Exercise inputs:
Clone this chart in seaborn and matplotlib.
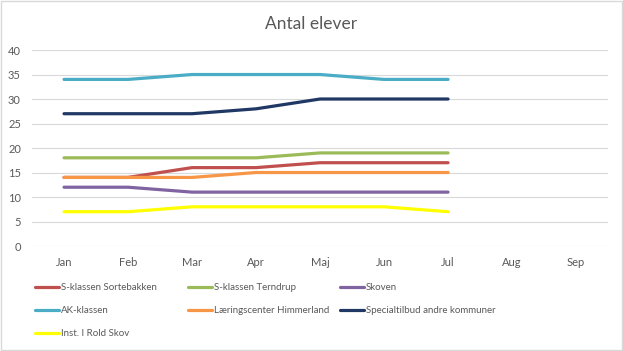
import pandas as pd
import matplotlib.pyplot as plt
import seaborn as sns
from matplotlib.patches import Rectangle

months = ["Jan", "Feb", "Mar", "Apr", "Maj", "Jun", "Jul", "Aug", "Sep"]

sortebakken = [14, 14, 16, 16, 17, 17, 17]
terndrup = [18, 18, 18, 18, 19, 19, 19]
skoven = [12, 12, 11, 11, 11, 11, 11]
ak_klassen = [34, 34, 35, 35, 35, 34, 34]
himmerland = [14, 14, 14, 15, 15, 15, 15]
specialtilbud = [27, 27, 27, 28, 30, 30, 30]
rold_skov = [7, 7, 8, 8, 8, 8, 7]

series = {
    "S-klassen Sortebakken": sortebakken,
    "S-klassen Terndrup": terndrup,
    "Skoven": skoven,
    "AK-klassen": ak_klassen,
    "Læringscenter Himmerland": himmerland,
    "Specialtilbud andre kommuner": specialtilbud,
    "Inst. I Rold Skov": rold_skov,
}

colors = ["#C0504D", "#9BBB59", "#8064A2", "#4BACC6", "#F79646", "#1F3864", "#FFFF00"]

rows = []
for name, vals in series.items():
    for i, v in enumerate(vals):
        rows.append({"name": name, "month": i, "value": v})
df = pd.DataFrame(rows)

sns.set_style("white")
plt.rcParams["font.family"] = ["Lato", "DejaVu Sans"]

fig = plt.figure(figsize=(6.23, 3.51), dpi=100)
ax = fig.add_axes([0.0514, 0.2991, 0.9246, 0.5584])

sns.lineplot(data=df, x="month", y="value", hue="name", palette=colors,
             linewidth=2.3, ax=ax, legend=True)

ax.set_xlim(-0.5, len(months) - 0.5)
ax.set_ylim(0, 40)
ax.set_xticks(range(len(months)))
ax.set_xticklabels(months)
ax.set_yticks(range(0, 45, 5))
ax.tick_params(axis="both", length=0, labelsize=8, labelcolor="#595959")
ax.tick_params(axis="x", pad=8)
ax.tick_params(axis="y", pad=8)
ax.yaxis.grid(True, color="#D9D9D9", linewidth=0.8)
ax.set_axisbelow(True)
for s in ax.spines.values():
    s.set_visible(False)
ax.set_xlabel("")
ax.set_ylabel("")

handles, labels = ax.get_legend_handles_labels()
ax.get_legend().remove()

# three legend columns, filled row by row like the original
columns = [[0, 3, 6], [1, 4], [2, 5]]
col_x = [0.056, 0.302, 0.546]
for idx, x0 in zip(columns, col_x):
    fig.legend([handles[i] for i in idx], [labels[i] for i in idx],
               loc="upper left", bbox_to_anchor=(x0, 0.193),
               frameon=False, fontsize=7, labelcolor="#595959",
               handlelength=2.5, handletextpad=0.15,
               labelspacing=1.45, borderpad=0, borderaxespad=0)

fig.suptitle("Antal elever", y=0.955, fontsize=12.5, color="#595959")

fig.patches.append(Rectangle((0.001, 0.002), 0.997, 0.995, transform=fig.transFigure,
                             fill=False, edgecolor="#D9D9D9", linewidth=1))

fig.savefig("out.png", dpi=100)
---
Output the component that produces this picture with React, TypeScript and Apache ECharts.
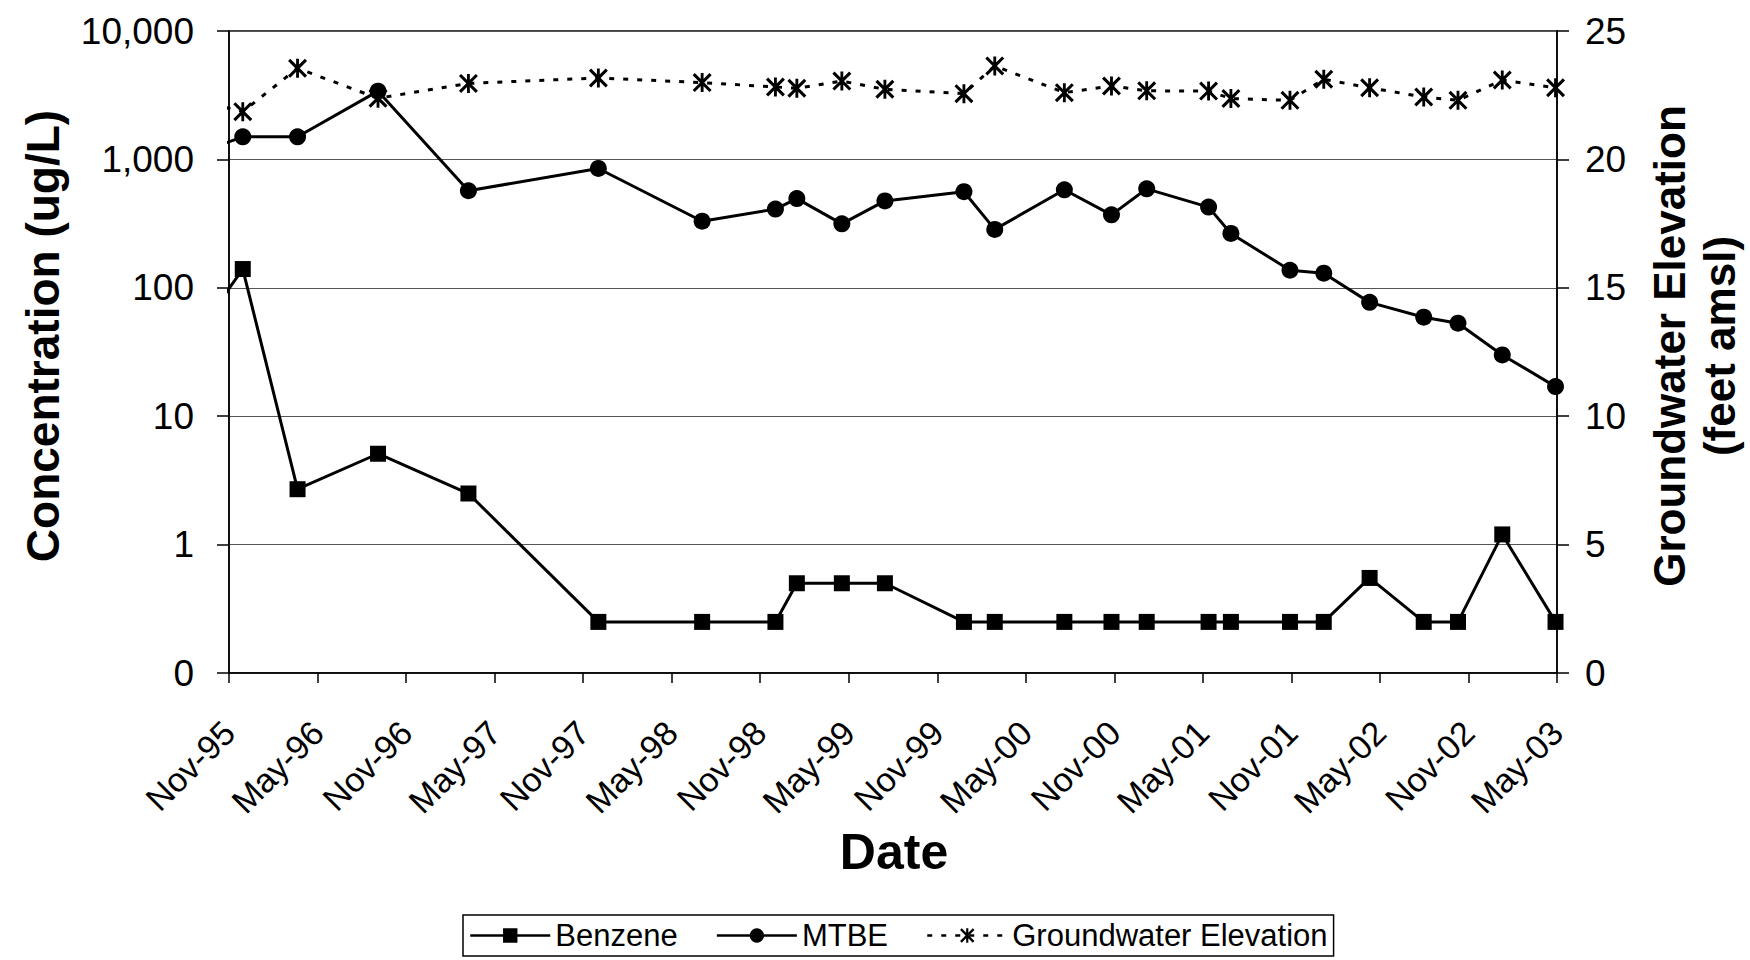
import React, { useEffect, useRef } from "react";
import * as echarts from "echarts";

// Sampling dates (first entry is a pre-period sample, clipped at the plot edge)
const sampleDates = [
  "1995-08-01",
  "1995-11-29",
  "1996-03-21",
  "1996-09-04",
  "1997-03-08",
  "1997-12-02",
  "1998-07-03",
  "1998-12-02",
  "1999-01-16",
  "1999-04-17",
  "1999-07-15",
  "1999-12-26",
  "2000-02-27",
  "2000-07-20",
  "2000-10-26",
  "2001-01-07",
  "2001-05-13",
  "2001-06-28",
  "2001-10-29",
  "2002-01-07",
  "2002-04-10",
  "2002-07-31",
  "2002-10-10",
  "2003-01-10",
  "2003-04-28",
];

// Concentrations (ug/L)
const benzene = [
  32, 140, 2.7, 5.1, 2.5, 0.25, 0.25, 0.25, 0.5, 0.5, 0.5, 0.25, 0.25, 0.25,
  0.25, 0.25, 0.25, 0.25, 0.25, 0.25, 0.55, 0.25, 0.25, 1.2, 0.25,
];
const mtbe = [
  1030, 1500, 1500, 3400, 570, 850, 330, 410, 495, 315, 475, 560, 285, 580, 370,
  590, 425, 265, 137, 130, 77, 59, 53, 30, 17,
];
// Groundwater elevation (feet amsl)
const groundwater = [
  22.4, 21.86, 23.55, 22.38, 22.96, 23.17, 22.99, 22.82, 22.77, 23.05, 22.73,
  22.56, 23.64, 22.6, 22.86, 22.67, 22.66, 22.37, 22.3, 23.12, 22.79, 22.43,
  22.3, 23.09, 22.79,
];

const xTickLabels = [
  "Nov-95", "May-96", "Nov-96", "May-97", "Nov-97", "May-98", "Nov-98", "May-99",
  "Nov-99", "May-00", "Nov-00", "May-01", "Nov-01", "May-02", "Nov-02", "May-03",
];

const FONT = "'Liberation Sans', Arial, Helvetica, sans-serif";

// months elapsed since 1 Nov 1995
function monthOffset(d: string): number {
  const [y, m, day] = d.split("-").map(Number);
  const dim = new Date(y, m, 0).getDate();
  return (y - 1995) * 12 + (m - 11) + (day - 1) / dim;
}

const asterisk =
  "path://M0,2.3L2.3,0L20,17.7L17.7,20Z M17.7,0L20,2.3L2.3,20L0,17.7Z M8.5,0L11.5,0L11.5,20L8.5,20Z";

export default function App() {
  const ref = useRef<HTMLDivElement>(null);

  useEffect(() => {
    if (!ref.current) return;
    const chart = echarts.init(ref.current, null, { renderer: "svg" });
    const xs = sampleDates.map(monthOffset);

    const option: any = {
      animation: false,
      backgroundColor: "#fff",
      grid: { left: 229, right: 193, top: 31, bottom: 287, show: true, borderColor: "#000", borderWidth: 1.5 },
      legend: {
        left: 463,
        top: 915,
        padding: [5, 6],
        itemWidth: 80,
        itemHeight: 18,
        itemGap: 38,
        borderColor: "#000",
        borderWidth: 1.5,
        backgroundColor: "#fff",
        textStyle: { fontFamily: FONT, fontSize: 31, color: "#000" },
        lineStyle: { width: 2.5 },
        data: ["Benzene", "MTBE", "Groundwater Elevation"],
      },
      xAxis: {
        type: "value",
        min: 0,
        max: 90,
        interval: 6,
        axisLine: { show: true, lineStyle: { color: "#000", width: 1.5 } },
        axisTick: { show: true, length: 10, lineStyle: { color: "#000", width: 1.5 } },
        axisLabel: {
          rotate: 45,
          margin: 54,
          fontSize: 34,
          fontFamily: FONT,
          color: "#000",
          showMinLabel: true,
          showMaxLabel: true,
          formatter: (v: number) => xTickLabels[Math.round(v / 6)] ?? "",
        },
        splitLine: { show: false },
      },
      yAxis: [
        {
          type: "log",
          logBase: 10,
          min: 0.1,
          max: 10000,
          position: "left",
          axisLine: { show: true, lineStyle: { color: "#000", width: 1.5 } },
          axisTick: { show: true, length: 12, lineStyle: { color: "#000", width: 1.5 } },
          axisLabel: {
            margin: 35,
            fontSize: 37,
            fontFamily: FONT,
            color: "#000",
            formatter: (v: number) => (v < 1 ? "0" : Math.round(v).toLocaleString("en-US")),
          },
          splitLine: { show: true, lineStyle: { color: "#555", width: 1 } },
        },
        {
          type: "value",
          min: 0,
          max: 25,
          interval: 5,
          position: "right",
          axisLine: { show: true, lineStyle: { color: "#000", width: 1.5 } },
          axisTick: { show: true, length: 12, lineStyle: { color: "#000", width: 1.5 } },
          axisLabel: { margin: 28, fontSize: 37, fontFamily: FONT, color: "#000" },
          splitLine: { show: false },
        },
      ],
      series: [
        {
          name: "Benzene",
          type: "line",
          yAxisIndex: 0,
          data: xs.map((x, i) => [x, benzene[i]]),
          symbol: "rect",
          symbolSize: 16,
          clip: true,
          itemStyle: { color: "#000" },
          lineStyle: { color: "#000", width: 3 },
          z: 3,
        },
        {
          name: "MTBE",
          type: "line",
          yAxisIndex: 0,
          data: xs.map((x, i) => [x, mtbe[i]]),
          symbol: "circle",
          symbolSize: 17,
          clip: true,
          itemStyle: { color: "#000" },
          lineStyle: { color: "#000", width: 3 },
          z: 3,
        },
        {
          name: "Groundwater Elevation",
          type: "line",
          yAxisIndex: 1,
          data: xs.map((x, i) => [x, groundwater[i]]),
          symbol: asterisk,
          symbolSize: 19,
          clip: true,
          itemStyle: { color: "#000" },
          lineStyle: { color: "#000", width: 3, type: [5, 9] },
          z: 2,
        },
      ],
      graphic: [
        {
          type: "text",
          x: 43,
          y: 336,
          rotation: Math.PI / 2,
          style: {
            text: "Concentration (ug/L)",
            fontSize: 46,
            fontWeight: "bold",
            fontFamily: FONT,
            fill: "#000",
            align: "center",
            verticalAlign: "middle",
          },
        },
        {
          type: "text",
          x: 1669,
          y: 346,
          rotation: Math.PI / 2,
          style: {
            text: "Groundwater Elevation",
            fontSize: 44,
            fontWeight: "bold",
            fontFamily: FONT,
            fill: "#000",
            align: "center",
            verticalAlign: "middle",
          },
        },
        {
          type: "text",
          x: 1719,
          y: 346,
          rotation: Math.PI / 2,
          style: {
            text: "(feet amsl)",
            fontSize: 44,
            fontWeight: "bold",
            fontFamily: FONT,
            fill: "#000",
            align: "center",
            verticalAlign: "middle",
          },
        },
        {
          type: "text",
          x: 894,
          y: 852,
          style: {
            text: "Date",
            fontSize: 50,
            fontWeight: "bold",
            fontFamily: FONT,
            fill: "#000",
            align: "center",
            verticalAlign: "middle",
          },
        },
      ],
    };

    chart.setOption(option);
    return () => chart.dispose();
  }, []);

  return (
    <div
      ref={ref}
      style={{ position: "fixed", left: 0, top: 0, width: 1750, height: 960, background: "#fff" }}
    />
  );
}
==
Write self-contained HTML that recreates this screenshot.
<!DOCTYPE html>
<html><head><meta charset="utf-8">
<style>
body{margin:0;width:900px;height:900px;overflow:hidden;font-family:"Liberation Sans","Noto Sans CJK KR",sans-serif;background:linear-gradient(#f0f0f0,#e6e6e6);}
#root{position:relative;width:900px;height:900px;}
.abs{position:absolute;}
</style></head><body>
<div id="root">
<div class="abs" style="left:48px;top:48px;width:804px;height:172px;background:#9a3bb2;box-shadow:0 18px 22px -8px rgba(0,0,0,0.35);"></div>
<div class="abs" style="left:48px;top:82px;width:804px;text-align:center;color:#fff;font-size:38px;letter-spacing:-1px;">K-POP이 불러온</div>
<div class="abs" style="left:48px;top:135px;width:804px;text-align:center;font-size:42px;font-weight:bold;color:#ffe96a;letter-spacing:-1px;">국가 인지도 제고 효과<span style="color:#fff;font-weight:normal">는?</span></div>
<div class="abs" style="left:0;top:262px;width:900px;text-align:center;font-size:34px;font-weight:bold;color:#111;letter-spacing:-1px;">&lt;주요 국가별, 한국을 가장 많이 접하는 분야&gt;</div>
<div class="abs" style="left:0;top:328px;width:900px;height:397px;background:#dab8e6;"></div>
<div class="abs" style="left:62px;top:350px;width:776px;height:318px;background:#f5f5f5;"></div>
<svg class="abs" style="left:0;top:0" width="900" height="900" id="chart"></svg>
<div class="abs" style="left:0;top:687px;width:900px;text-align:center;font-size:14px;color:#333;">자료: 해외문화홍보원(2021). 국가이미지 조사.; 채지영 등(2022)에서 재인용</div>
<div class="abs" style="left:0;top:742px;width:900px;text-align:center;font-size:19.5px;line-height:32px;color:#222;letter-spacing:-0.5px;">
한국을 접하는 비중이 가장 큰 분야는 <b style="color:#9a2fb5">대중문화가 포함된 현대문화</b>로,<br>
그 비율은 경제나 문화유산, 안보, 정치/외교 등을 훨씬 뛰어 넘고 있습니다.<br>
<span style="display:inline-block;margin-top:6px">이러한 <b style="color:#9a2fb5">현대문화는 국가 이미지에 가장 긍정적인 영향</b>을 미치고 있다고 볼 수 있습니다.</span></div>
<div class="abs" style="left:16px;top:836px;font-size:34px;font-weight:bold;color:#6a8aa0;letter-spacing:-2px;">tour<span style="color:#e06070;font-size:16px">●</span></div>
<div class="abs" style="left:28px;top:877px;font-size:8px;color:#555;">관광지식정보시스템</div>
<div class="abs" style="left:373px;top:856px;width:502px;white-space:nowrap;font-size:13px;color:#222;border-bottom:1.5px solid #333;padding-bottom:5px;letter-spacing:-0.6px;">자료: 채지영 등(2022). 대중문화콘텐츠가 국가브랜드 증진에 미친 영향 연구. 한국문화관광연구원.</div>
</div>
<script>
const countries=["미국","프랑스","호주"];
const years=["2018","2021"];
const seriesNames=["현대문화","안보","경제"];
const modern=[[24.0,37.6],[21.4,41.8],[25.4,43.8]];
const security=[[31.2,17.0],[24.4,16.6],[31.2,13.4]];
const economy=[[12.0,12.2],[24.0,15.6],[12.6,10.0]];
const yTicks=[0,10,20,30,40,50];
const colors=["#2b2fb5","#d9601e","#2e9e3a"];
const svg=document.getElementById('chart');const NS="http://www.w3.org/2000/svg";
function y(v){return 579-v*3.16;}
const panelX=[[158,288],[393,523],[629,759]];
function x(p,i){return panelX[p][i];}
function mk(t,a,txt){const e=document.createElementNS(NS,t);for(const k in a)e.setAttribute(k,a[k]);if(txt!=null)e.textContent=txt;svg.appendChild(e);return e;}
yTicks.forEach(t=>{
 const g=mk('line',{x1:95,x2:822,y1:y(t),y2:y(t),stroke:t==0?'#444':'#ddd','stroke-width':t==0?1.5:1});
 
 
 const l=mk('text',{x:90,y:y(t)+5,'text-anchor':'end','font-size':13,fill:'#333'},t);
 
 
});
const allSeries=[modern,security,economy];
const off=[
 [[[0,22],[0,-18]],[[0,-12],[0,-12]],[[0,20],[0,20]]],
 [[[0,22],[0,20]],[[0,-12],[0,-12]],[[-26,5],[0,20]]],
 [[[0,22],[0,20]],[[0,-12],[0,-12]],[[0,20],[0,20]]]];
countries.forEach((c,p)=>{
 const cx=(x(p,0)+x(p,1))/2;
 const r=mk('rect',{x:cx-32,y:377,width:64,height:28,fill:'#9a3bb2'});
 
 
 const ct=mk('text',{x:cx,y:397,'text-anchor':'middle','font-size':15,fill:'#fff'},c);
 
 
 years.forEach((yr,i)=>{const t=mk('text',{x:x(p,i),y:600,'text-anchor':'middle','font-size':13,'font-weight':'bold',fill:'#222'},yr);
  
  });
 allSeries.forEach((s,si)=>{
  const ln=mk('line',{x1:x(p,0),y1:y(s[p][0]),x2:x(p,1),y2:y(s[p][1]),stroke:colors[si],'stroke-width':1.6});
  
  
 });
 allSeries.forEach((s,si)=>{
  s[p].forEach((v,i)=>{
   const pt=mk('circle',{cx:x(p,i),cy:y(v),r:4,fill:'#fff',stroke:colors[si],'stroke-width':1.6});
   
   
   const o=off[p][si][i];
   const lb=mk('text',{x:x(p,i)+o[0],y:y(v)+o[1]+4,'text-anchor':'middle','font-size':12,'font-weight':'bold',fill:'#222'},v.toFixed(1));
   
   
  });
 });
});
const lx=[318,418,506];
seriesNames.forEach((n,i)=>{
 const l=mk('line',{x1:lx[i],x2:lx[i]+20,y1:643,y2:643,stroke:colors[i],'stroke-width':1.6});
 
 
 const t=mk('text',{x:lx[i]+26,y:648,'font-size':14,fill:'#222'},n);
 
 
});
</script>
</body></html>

Given request: What lines above run from the one with "Clone this chart in seaborn and matplotlib." to the one with "rold_skov = [7, 7, 8, 8, 8, 8, 7]"? Give them again exactly, ends included, and leave the pictures out.

Expected answer:
Clone this chart in seaborn and matplotlib.
import pandas as pd
import matplotlib.pyplot as plt
import seaborn as sns
from matplotlib.patches import Rectangle

months = ["Jan", "Feb", "Mar", "Apr", "Maj", "Jun", "Jul", "Aug", "Sep"]

sortebakken = [14, 14, 16, 16, 17, 17, 17]
terndrup = [18, 18, 18, 18, 19, 19, 19]
skoven = [12, 12, 11, 11, 11, 11, 11]
ak_klassen = [34, 34, 35, 35, 35, 34, 34]
himmerland = [14, 14, 14, 15, 15, 15, 15]
specialtilbud = [27, 27, 27, 28, 30, 30, 30]
rold_skov = [7, 7, 8, 8, 8, 8, 7]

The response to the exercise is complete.